Stay-in-school initiatives often involve mentoring programs that match students with community members. Any caring adult in a youth’s life is invaluable, but this doesn’t address what happens at school, where teachers, counsellors and administrators are an important factor in keeping students engaged. 

As Bower puts it, “The hardest children to like or educate are the ones who need us the most.”

Students, especially the most marginalized and the most difficult, need to feel they have a place at school, to feel connected to the adults in the building, to feel someone is on their side. I can’t help wonder what might have happened with my daughter if her teachers had viewed her problems in school as a relationship problem — one they both had to work on.

“If real estate is all about location, location, location, then education is all about relationships, relationships, relationships,” says Bower.

Of course, it goes the other way, too. Not only students but also administrators, parents and society at large need to respect teachers and the work they do. Bower pointed out that school is not only done to students but done to teachers, as well. Teachers in Alberta are bound by the School Act and have little autonomy in making decisions in the classroom.

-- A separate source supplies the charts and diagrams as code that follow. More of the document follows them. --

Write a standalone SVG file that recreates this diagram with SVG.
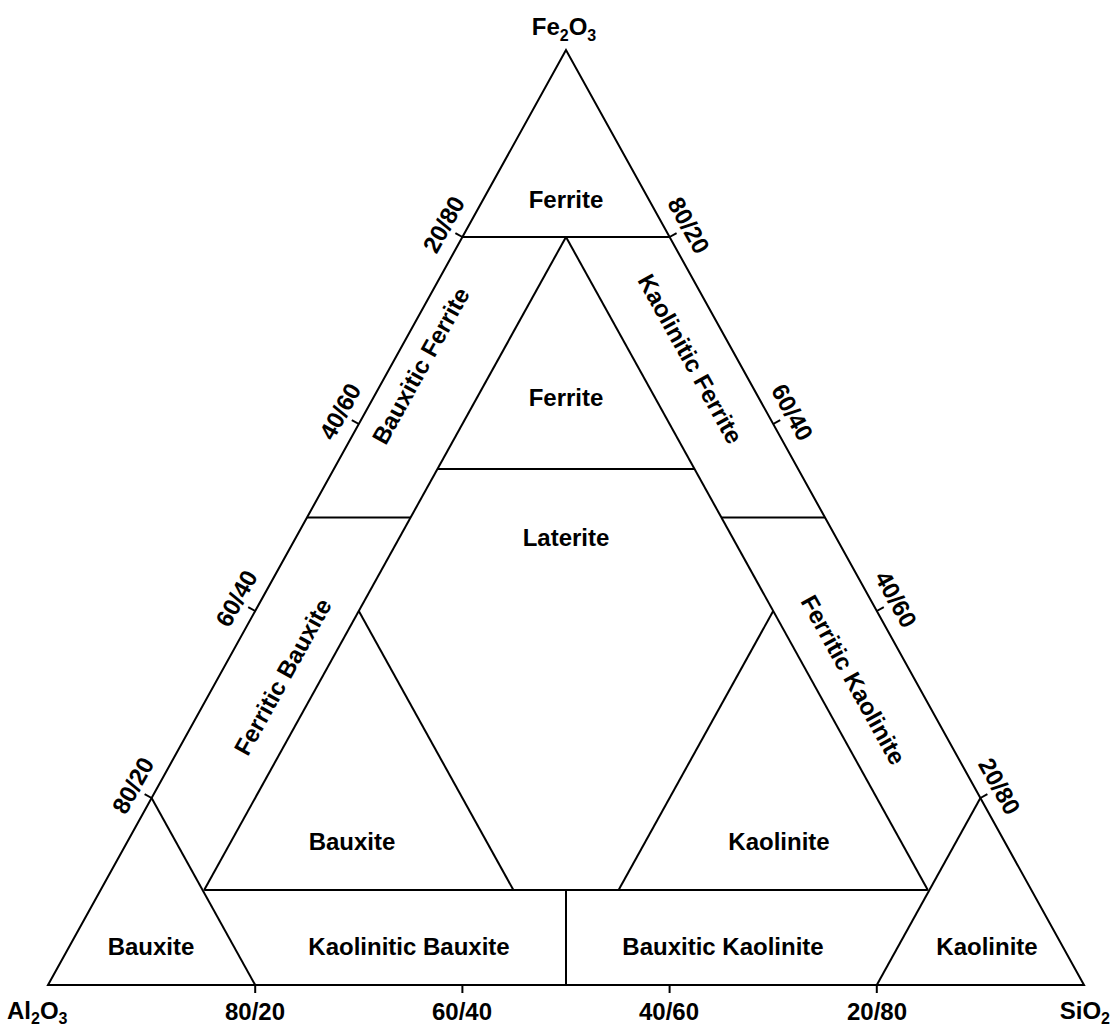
<svg xmlns="http://www.w3.org/2000/svg" width="1112" height="1026" viewBox="0 0 1112 1026">
<style>
.ln{stroke:#000;stroke-width:2;fill:none;stroke-linecap:butt}
text{font-family:"Liberation Sans",Arial,sans-serif;font-weight:bold;font-size:24px;fill:#000}
.sub{font-size:16px}
.c{text-anchor:middle}
</style>
<rect width="1112" height="1026" fill="#fff"/>
<g id="frame">
<polygon class="ln" points="566,50 48,985 1084,985"/>
</g>
<g id="connectors">
<line class="ln" x1="462.4" y1="237" x2="669.6" y2="237"/>
<line class="ln" x1="566" y1="237" x2="204.2" y2="890"/>
<line class="ln" x1="566" y1="237" x2="927.8" y2="890"/>
<line class="ln" x1="437.5" y1="469" x2="694.5" y2="469"/>
<line class="ln" x1="307" y1="517.5" x2="410.6" y2="517.5"/>
<line class="ln" x1="721.4" y1="517.5" x2="825" y2="517.5"/>
<line class="ln" x1="358.8" y1="611" x2="513.4" y2="890"/>
<line class="ln" x1="773.2" y1="611" x2="618.6" y2="890"/>
<line class="ln" x1="204.2" y1="890" x2="927.8" y2="890"/>
<line class="ln" x1="566" y1="890" x2="566" y2="985"/>
<line class="ln" x1="151.6" y1="798" x2="255.2" y2="985"/>
<line class="ln" x1="980.4" y1="798" x2="876.8" y2="985"/>
</g>
<g id="ticks">
<line class="ln" x1="462.4" y1="237" x2="455.4" y2="233.1"/>
<line class="ln" x1="358.8" y1="424" x2="351.8" y2="420.1"/>
<line class="ln" x1="255.2" y1="611" x2="248.2" y2="607.1"/>
<line class="ln" x1="151.6" y1="798" x2="144.6" y2="794.1"/>
<line class="ln" x1="669.6" y1="237" x2="676.6" y2="233.1"/>
<line class="ln" x1="773.2" y1="424" x2="780.2" y2="420.1"/>
<line class="ln" x1="876.8" y1="611" x2="883.8" y2="607.1"/>
<line class="ln" x1="980.4" y1="798" x2="987.4" y2="794.1"/>
<line class="ln" x1="255.2" y1="985" x2="255.2" y2="993"/>
<line class="ln" x1="462.4" y1="985" x2="462.4" y2="993"/>
<line class="ln" x1="669.6" y1="985" x2="669.6" y2="993"/>
<line class="ln" x1="876.8" y1="985" x2="876.8" y2="993"/>
</g>
<g id="apex-labels">
<text class="c" x="564" y="35">Fe<tspan class="sub" dy="6">2</tspan><tspan dy="-6">O</tspan><tspan class="sub" dy="6">3</tspan></text>
<text x="7" y="1019">Al<tspan class="sub" dy="5">2</tspan><tspan dy="-5">O</tspan><tspan class="sub" dy="5">3</tspan></text>
<text x="1110" y="1019" text-anchor="end">SiO<tspan class="sub" dy="5">2</tspan></text>
</g>
<g id="tick-labels">
<text class="c" transform="translate(462.4,237) rotate(-61)" x="2" y="-14">20/80</text>
<text class="c" transform="translate(358.8,424) rotate(-61)" x="2" y="-14">40/60</text>
<text class="c" transform="translate(255.2,611) rotate(-61)" x="2" y="-14">60/40</text>
<text class="c" transform="translate(151.6,798) rotate(-61)" x="2" y="-14">80/20</text>
<text class="c" transform="translate(669.6,237) rotate(61)" x="-1" y="-14">80/20</text>
<text class="c" transform="translate(773.2,424) rotate(61)" x="-1" y="-14">60/40</text>
<text class="c" transform="translate(876.8,611) rotate(61)" x="-1" y="-14">40/60</text>
<text class="c" transform="translate(980.4,798) rotate(61)" x="-1" y="-14">20/80</text>
<text class="c" x="255" y="1020">80/20</text>
<text class="c" x="462" y="1020">60/40</text>
<text class="c" x="669" y="1020">40/60</text>
<text class="c" x="877" y="1020">20/80</text>
</g>
<g id="node-ferrite-top"><text class="c" x="566" y="208">Ferrite</text></g>
<g id="node-ferrite"><text class="c" x="566" y="406">Ferrite</text></g>
<g id="node-laterite"><text class="c" x="566" y="546">Laterite</text></g>
<g id="node-bauxitic-ferrite"><text class="c" transform="translate(421,366) rotate(-61)" y="8">Bauxitic Ferrite</text></g>
<g id="node-kaolinitic-ferrite"><text class="c" transform="translate(690,359) rotate(61)" y="8">Kaolinitic Ferrite</text></g>
<g id="node-ferritic-bauxite"><text class="c" transform="translate(283,677) rotate(-61)" y="8">Ferritic Bauxite</text></g>
<g id="node-ferritic-kaolinite"><text class="c" transform="translate(853,680) rotate(61)" y="8">Ferritic Kaolinite</text></g>
<g id="node-bauxite-inner"><text class="c" x="352" y="850">Bauxite</text></g>
<g id="node-kaolinite-inner"><text class="c" x="779" y="850">Kaolinite</text></g>
<g id="node-bauxite-corner"><text class="c" x="151" y="955">Bauxite</text></g>
<g id="node-kaolinitic-bauxite"><text class="c" x="409" y="955">Kaolinitic Bauxite</text></g>
<g id="node-bauxitic-kaolinite"><text class="c" x="723" y="955">Bauxitic Kaolinite</text></g>
<g id="node-kaolinite-corner"><text class="c" x="987" y="955">Kaolinite</text></g>
</svg>
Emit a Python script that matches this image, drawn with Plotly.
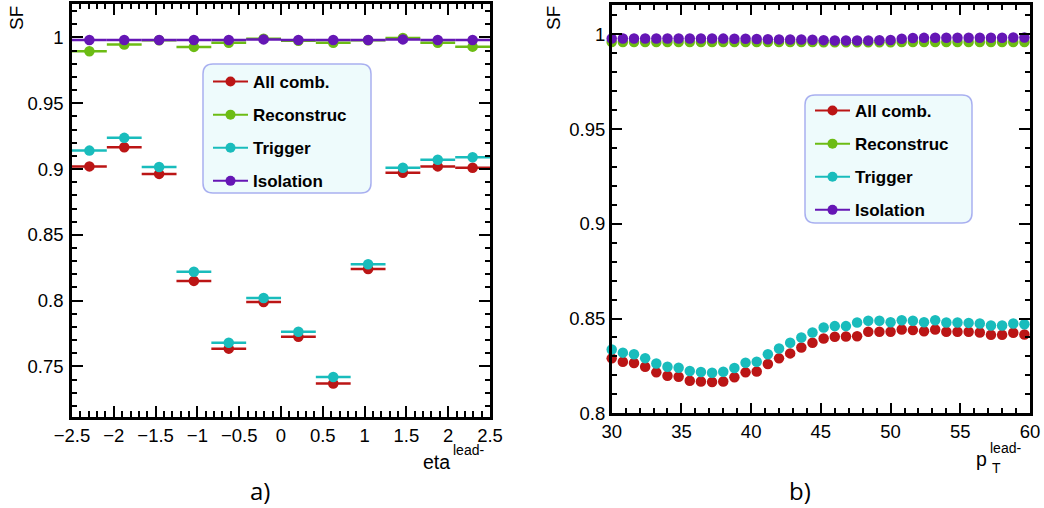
import plotly.graph_objects as go

# ---------------- data ----------------
eta_centers = [-2.292, -1.875, -1.458, -1.042, -0.625, -0.208, 0.208, 0.625, 1.042, 1.458, 1.875, 2.292]
eta_halfwidth = [0.2083, 0.2083, 0.2083, 0.2083, 0.2083, 0.2083, 0.2083, 0.2083, 0.2083, 0.2083, 0.2083, 0.2083]
all_eta = [0.902, 0.9165, 0.8963, 0.815, 0.7635, 0.799, 0.7725, 0.737, 0.824, 0.8972, 0.902, 0.901]
reco_eta = [0.9895, 0.9946, 0.9978, 0.9928, 0.996, 0.999, 0.9975, 0.996, 0.9978, 0.9995, 0.996, 0.993]
trig_eta = [0.914, 0.9237, 0.9015, 0.822, 0.768, 0.802, 0.7763, 0.742, 0.8277, 0.901, 0.907, 0.909]
iso_eta = [0.998, 0.998, 0.998, 0.998, 0.998, 0.9985, 0.998, 0.998, 0.998, 0.9985, 0.998, 0.998]

pt_centers = [30.0, 30.8, 31.6, 32.4, 33.2, 34.0, 34.8, 35.6, 36.4, 37.2,
              38.0, 38.8, 39.6, 40.4, 41.2, 42.0, 42.8, 43.6, 44.4, 45.2,
              46.0, 46.8, 47.6, 48.4, 49.2, 50.0, 50.8, 51.6, 52.4, 53.2,
              54.0, 54.8, 55.6, 56.4, 57.2, 58.0, 58.8, 59.6]
all_pt = [0.829, 0.8272, 0.8265, 0.8246, 0.8216, 0.8198, 0.8193, 0.8172, 0.8168, 0.8165,
          0.8168, 0.819, 0.8216, 0.8221, 0.826, 0.829, 0.8316, 0.8347, 0.8372, 0.8395,
          0.8404, 0.8405, 0.8407, 0.843, 0.843, 0.843, 0.8442, 0.8439, 0.8433, 0.8442,
          0.843, 0.843, 0.843, 0.8426, 0.8414, 0.8414, 0.8425, 0.8416]
trig_pt = [0.8337, 0.832, 0.8312, 0.8291, 0.8263, 0.8246, 0.824, 0.8223, 0.8218, 0.8214,
           0.8219, 0.8239, 0.8267, 0.8272, 0.8312, 0.8342, 0.8372, 0.84, 0.8426, 0.8453,
           0.846, 0.846, 0.8479, 0.8488, 0.8488, 0.848, 0.8491, 0.8488, 0.848, 0.8491,
           0.8479, 0.8479, 0.8477, 0.8474, 0.8463, 0.8463, 0.8474, 0.847]
reco_pt = [0.9959, 0.9959, 0.9959, 0.9959, 0.9959, 0.9959, 0.9959, 0.9959, 0.9959, 0.9959,
           0.9959, 0.9959, 0.9959, 0.9959, 0.9959, 0.9959, 0.9959, 0.9959, 0.9959, 0.9958,
           0.9958, 0.9958, 0.9958, 0.9958, 0.9958, 0.9958, 0.9959, 0.9959, 0.9959, 0.9959,
           0.9959, 0.9959, 0.9959, 0.9959, 0.9959, 0.9959, 0.9959, 0.9959]
iso_pt = [0.9978, 0.9978, 0.9978, 0.9978, 0.9978, 0.9978, 0.9978, 0.9978, 0.9978, 0.9978,
          0.9977, 0.9976, 0.9976, 0.9975, 0.9974, 0.9973, 0.9972, 0.9972, 0.9971, 0.9969,
          0.9967, 0.9967, 0.9967, 0.9967, 0.9968, 0.9970, 0.9976, 0.9980, 0.9981, 0.9982,
          0.9982, 0.9982, 0.9982, 0.9982, 0.9982, 0.9982, 0.9983, 0.9983]

series_names = ["All comb.", "Reconstruc", "Trigger", "Isolation"]
colors = ["#bb1515", "#6cbc14", "#19bcbc", "#6516b5"]

W, H = 1044, 508
def px(x):
    return x / W
def py(y):
    return 1 - y / H

fig = go.Figure()

left_sets = [all_eta, reco_eta, trig_eta, iso_eta]
right_sets = [all_pt, reco_pt, trig_pt, iso_pt]

for name, c, vals in zip(series_names, colors, left_sets):
    fig.add_trace(go.Scatter(
        x=eta_centers, y=vals, mode="markers", showlegend=False,
        marker=dict(color=c, size=10.5),
        error_x=dict(type="data", array=eta_halfwidth, symmetric=True, width=0,
                     thickness=2.5, color=c),
        cliponaxis=False, xaxis="x", yaxis="y"))

for name, c, vals in zip(series_names, colors, right_sets):
    fig.add_trace(go.Scatter(
        x=pt_centers, y=vals, mode="markers", showlegend=False,
        marker=dict(color=c, size=10.5),
        cliponaxis=False, xaxis="x2", yaxis="y2"))

# legend entries (line + marker symbol)
for i, (name, c) in enumerate(zip(series_names, colors)):
    fig.add_trace(go.Scatter(x=[None], y=[None], mode="lines+markers", name=name,
                             legendgroup="L%d" % i, legend="legend",
                             line=dict(color=c, width=2), marker=dict(color=c, size=10),
                             xaxis="x", yaxis="y"))
    fig.add_trace(go.Scatter(x=[None], y=[None], mode="lines+markers", name=name,
                             legendgroup="R%d" % i, legend="legend2",
                             line=dict(color=c, width=2), marker=dict(color=c, size=10),
                             xaxis="x2", yaxis="y2"))

tickfont = dict(family="Liberation Sans, Arial, sans-serif", size=18.5, color="black")
common = dict(showline=True, linewidth=2.5, linecolor="black", mirror="ticks",
              ticks="inside", ticklen=11, tickwidth=2, tickcolor="black",
              showgrid=False, zeroline=False, tickfont=tickfont, automargin=False)

def minor(d):
    return dict(dtick=d, ticks="inside", ticklen=5.5, tickwidth=2, tickcolor="black", showgrid=False)

legfont = dict(family="Liberation Sans, Arial, sans-serif", size=17, color="black", weight="bold")

def rounded(x0, y0, x1, y1, r=10):
    X0, X1 = px(x0), px(x1)
    Y0, Y1 = py(y0), py(y1)
    rx, ry = r / W, r / H
    return ("M %f,%f L %f,%f Q %f,%f %f,%f L %f,%f Q %f,%f %f,%f L %f,%f Q %f,%f %f,%f L %f,%f Q %f,%f %f,%f Z" % (
        X0 + rx, Y0, X1 - rx, Y0, X1, Y0, X1, Y0 - ry, X1, Y1 + ry, X1, Y1, X1 - rx, Y1,
        X0 + rx, Y1, X0, Y1, X0, Y1 + ry, X0, Y0 - ry, X0, Y0, X0 + rx, Y0))

shapes = [
    dict(type="path", xref="paper", yref="paper", path=rounded(203, 64, 371, 193),
         fillcolor="#eefbfc", line=dict(color="#a9b0f0", width=1.5), layer="above"),
    dict(type="path", xref="paper", yref="paper", path=rounded(805, 95, 972, 223),
         fillcolor="#eefbfc", line=dict(color="#a9b0f0", width=1.5), layer="above"),
]

afont = dict(family="Liberation Sans, Arial, sans-serif", color="black")
annotations = [
    dict(text="SF", x=px(16), y=py(18), xref="paper", yref="paper", showarrow=False,
         textangle=-90, font=dict(size=19, **afont), xanchor="center", yanchor="middle"),
    dict(text="SF", x=px(553), y=py(18), xref="paper", yref="paper", showarrow=False,
         textangle=-90, font=dict(size=19, **afont), xanchor="center", yanchor="middle"),
    dict(text="eta", x=px(452), y=py(462), xref="paper", yref="paper", showarrow=False,
         font=dict(size=19.5, **afont), xanchor="right", yanchor="middle"),
    dict(text="lead-", x=px(451), y=py(450), xref="paper", yref="paper", showarrow=False,
         font=dict(size=14, **afont), xanchor="left", yanchor="middle"),
    dict(text="p", x=px(989), y=py(459), xref="paper", yref="paper", showarrow=False,
         font=dict(size=19.5, **afont), xanchor="right", yanchor="middle"),
    dict(text="lead-", x=px(988), y=py(448), xref="paper", yref="paper", showarrow=False,
         font=dict(size=14, **afont), xanchor="left", yanchor="middle"),
    dict(text="T", x=px(990), y=py(468), xref="paper", yref="paper", showarrow=False,
         font=dict(size=14, **afont), xanchor="left", yanchor="middle"),
    dict(text="a)", x=px(260), y=py(490), xref="paper", yref="paper", showarrow=False,
         font=dict(family="Open Sans, Noto Sans, sans-serif", size=24, color="black"),
         xanchor="center", yanchor="middle"),
    dict(text="b)", x=px(800), y=py(490), xref="paper", yref="paper", showarrow=False,
         font=dict(family="Open Sans, Noto Sans, sans-serif", size=24, color="black"),
         xanchor="center", yanchor="middle"),
]

fig.update_layout(
    width=W, height=H, margin=dict(l=0, r=0, t=0, b=0),
    paper_bgcolor="white", plot_bgcolor="white",
    xaxis=dict(domain=[px(72), px(490)], range=[-2.5, 2.5], dtick=0.5, tick0=0,
               minor=minor(0.1), anchor="y", ticklabelstandoff=0, **common),
    yaxis=dict(domain=[py(416.7), py(4)], range=[0.7118, 1.0254], dtick=0.05, tick0=0,
               minor=minor(0.01), anchor="x", ticklabelstandoff=2, **common),
    xaxis2=dict(domain=[px(611.7), px(1030)], range=[30, 60], dtick=5, tick0=0,
                minor=minor(1), anchor="y2", ticklabelstandoff=0, **common),
    yaxis2=dict(domain=[py(413.3), py(4.7)], range=[0.8, 1.0156], dtick=0.05, tick0=0,
                minor=minor(0.01), anchor="x2", ticklabelstandoff=0, **common),
    legend=dict(x=px(208), y=py(64), xanchor="left", yanchor="top",
                bgcolor="rgba(0,0,0,0)", borderwidth=0, font=legfont,
                traceorder="grouped", tracegroupgap=8, itemwidth=35),
    legend2=dict(x=px(810), y=py(93), xanchor="left", yanchor="top",
                 bgcolor="rgba(0,0,0,0)", borderwidth=0, font=legfont,
                 traceorder="grouped", tracegroupgap=8, itemwidth=35),
    shapes=shapes, annotations=annotations,
)

fig.write_html("out.html")
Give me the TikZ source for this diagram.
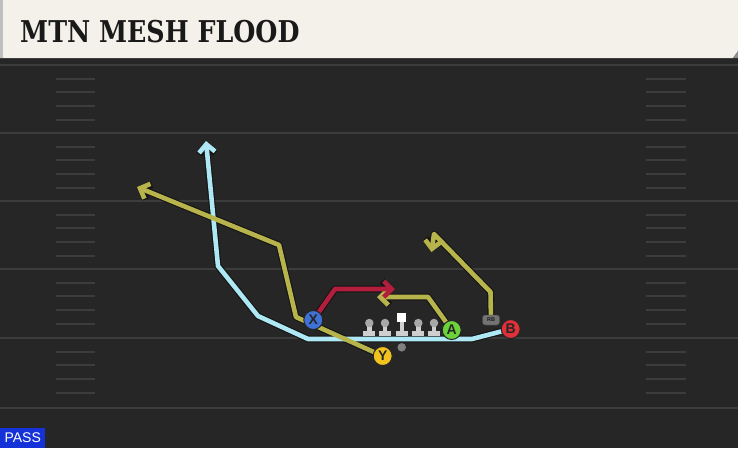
\documentclass[tikz,border=0pt]{standalone}
\usepackage{fontspec}
\usetikzlibrary{arrows.meta}
\newfontfamily\titlefont{DejaVu Serif}
\newfontfamily\labfont{Liberation Sans}
\definecolor{fieldbg}{HTML}{262626}
\definecolor{fieldln}{HTML}{3C3C3C}
\definecolor{hdrbg}{HTML}{F4F1EA}
\definecolor{routeyel}{HTML}{B8B44C}
\definecolor{routeblu}{HTML}{AEE8F4}
\definecolor{routered}{HTML}{B21E3C}
\definecolor{pX}{HTML}{3F72D6}
\definecolor{pY}{HTML}{F2C31F}
\definecolor{pA}{HTML}{6CD23A}
\definecolor{pB}{HTML}{E0303A}
\definecolor{passblue}{HTML}{1532D8}
\definecolor{olgrey}{HTML}{CFCFCF}
\definecolor{olhead}{HTML}{A8A8A8}
\tikzset{
  yardline/.style={draw=fieldln,line width=2pt},
  hashmark/.style={draw=fieldln,line width=1.6pt},
  routeout/.style={draw=black!92,line width=6.8pt,line join=round,line cap=round},
  routein/.style={line width=4.6pt,line join=round,line cap=round},
  tipped/.style={-{Straight Barb[length=8pt,width=16pt]}},
  player/.style={circle,draw=black!85,line width=1pt,minimum size=19pt,inner sep=0pt,font=\labfont\bfseries\fontsize{14}{14}\selectfont,text=black!85},
  rbtag/.style={draw=black!80,fill=black!55,rounded corners=2.5pt,minimum width=17pt,minimum height=10pt,inner sep=0pt,text=black!90,font=\labfont\bfseries\fontsize{5.5}{5.5}\selectfont},
  lineman/.style={fill=olgrey,draw=none},
}
\begin{document}
\begin{tikzpicture}[x=1pt,y=-1pt]
\useasboundingbox (0,0) rectangle (738,448);
% field
\fill[fieldbg] (0,0) rectangle (738,448);
\fill[black!85] (0,57) rectangle (738,64);
\foreach \yy in {65,133,201,269,338,408} {
  \draw[yardline] (0,\yy) -- (738,\yy);
}
\foreach \base in {65,133,201,269,338} {
  \foreach \k in {14,27,41,55} {
    \draw[hashmark] (56,\base+\k) -- (95,\base+\k);
    \draw[hashmark] (646,\base+\k) -- (686,\base+\k);
  }
}
% header
\fill[hdrbg] (0,0) -- (738,0) -- (738,51) -- (733,58) -- (0,58) -- cycle;
\fill[black!25] (0,0) rectangle (3,58);
\fill[black!45] (733,58) -- (738,51) -- (738,58) -- cycle;
\node[anchor=west,inner sep=0pt,text=black!90] (title) at (20,32)
  {\scalebox{0.845}[1]{\titlefont\bfseries\fontsize{30}{30}\selectfont MTN MESH FLOOD}};
% PASS
\node[fill=passblue,anchor=south west,minimum width=45pt,minimum height=20pt,inner sep=0pt,text=white,font=\labfont\fontsize{14}{14}\selectfont] (pass) at (0,448) {PASS};

% players
\node[player,fill=pX] (X) at (313.3,320) {X};
\node[player,fill=pY] (Y) at (382.7,356) {Y};
\node[player,fill=pA] (A) at (451.7,330) {A};
\node[player,fill=pB] (B) at (510.7,329) {B};
\node[rbtag] (RB) at (491,320) {RB};

% route waypoints
\coordinate (b1) at (472,339);
\coordinate (b2) at (308,339);
\coordinate (b3) at (258,316);
\coordinate (b4) at (218,266);
\coordinate (b5) at (206,141);
\coordinate (y1) at (296,317);
\coordinate (y2) at (279,245);
\coordinate (y3) at (137,187);
\coordinate (r1) at (335,289);
\coordinate (r2) at (395,289);
\coordinate (a1) at (428,297);
\coordinate (a2) at (377,297);
\coordinate (g1) at (490.5,292);
\coordinate (g2) at (434,234);
\coordinate (g3) at (431.5,252);

% outlines
\draw[routeout,tipped] (B.center) -- (b1) -- (b2) -- (b3) -- (b4) -- (b5);
\draw[routeout,tipped] (Y.center) -- (y1) -- (y2) -- (y3);
\draw[routeout,tipped] (A.center) -- (a1) -- (a2);
\draw[routeout,tipped] (RB.center) -- (g1) -- (g2) -- (g3);
\draw[routeout,tipped] (X.center) -- (r1) -- (r2);
% colours
\draw[routein,draw=routeblu,tipped] (B.center) -- (b1) -- (b2) -- (b3) -- (b4) -- (b5);
\draw[routein,draw=routeyel,tipped] (Y.center) -- (y1) -- (y2) -- (y3);
\draw[routein,draw=routeyel,tipped] (A.center) -- (a1) -- (a2);
\draw[routein,draw=routeyel,tipped] (RB.center) -- (g1) -- (g2) -- (g3);
\draw[routein,draw=routered,tipped] (X.center) -- (r1) -- (r2);

% linemen
\foreach \lx/\nm in {369.3/lt,385/lg,418.3/rg,434/rt} {
  \fill[lineman] (\lx-6,330.5) rectangle (\lx+6,336);
  \fill[lineman] (\lx-2.2,323) rectangle (\lx+2.2,331);
  \node[circle,fill=olhead,draw=none,minimum size=8.5pt,inner sep=0pt] (\nm) at (\lx,323) {};
}
\fill[lineman] (401.7-6,330.5) rectangle (401.7+6,336);
\fill[lineman] (401.7-2.2,321) rectangle (401.7+2.2,331);
\node[fill=white,draw=none,minimum size=9pt,inner sep=0pt] (C) at (401.7,317.5) {};
\node[circle,fill=black!50,minimum size=8.5pt,inner sep=0pt] (ball) at (401.7,347.3) {};

% players on top
\node[player,fill=pX] at (X) {X};
\node[player,fill=pY] at (Y) {Y};
\node[player,fill=pA] at (A) {A};
\node[player,fill=pB] at (B) {B};
\node[rbtag] at (RB) {RB};
\end{tikzpicture}
\end{document}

For example, Grade 7 students must fulfill more than 1,000 different “learning outcomes.” It’s the old industrial model, the “filling of the pail” version of education rather than the lighting of a fire for learning, but it’s what teachers are given to work with. How can they not feel great pressure to satisfy strict curriculum guidelines? Blaming teachers is unproductive, at best.

There are points of progress, but, for the most part, stay-in-school programs focus on students rather than school as the problem. While there are students who will be reached by these programs, they can’t and won’t reach everyone. The biggest advantage of an examination of the failings of school is that all students would benefit, not just those at risk of dropping out.

Bower, whose concern for students runs deep, says it best: “It is a complete failure if we only ask kids to improve without school looking at itself.”